Discovery of Jet-Bubble-Disk Interaction: Jet Feedback on a Protoplanetary Disk via an Expanding Bubble in WSB 52

TL;DR

This paper reports the discovery of a bubble interacting with a protoplanetary disk around WSB 52, providing evidence of jet feedback influencing disk dynamics and potentially affecting star and planet formation processes.

Contribution

It presents the first observational evidence of jet feedback on a protoplanetary disk through an expanding bubble, revealing new insights into star and planet formation mechanisms.

Findings

Identification of an expanding bubble interacting with the disk

Deformation and high-velocity components in the disk

Evidence of jet-triggered bubble influencing disk evolution

Abstract

While stellar jets and outflows are fueled by accretion from disks, their direct influence on disks remain unexplored.

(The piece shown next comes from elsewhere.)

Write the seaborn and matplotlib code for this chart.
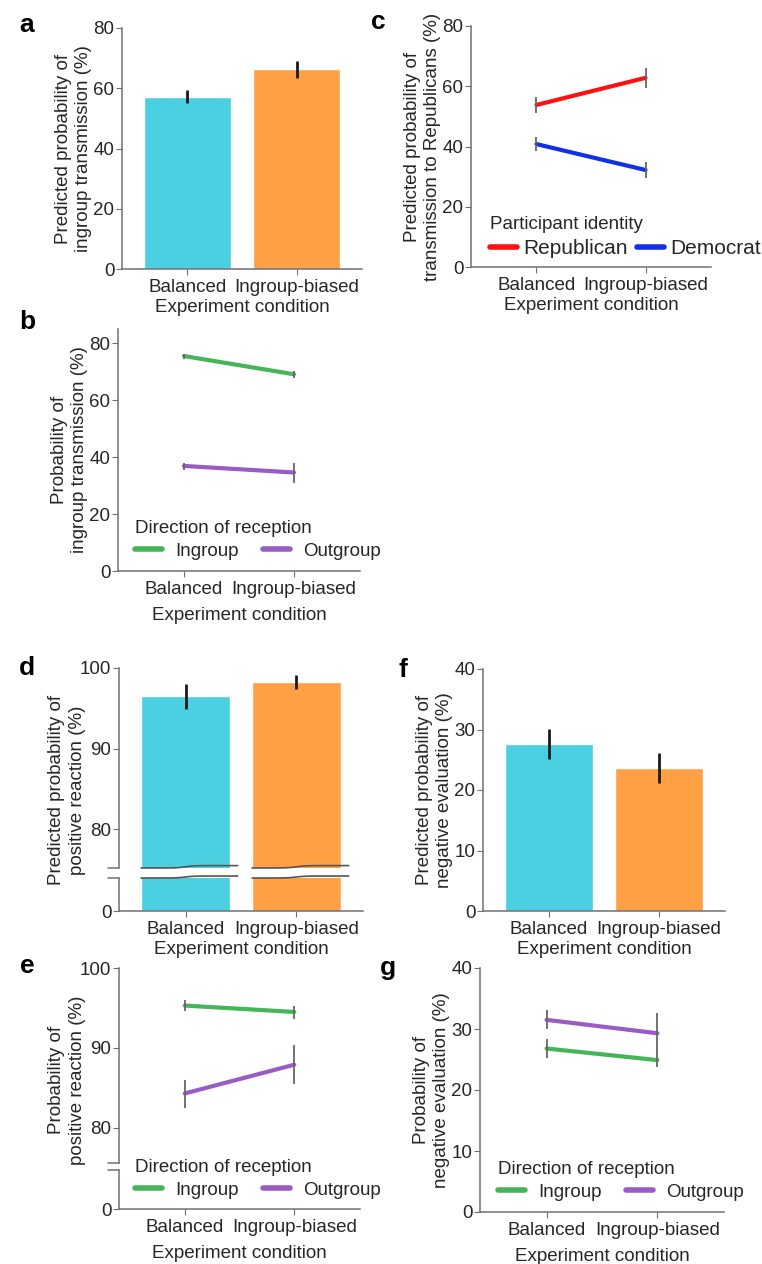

Here we revisit ALMA observations of $^{12}\mathrm{CO}\,(J=2-1)$ line emission for the young stellar object WSB 52. We identify an expanding bubble that interacts with its protoplanetary disk. Given that the disk axis points toward the bubble center and the kinetic energy of the bubble is roughly $10^{41}$ erg, we postulate that stellar jets, aligned with the disk axis, have triggered the bubble. The bubble morphology is consistent with uniform expansion with partial concavity, implying the bubble-disk interaction. Correspondingly, the shape and the velocity field of protoplanetary disk appear to be deformed and exhibit high-velocity components, suggesting strong interactions and mass loss from the disk. The discovery of jet feedback onto the disk via the bubble -- which we term the jet-bubble-disk interaction -- sheds new light on the dynamical processes governing star and planet formation.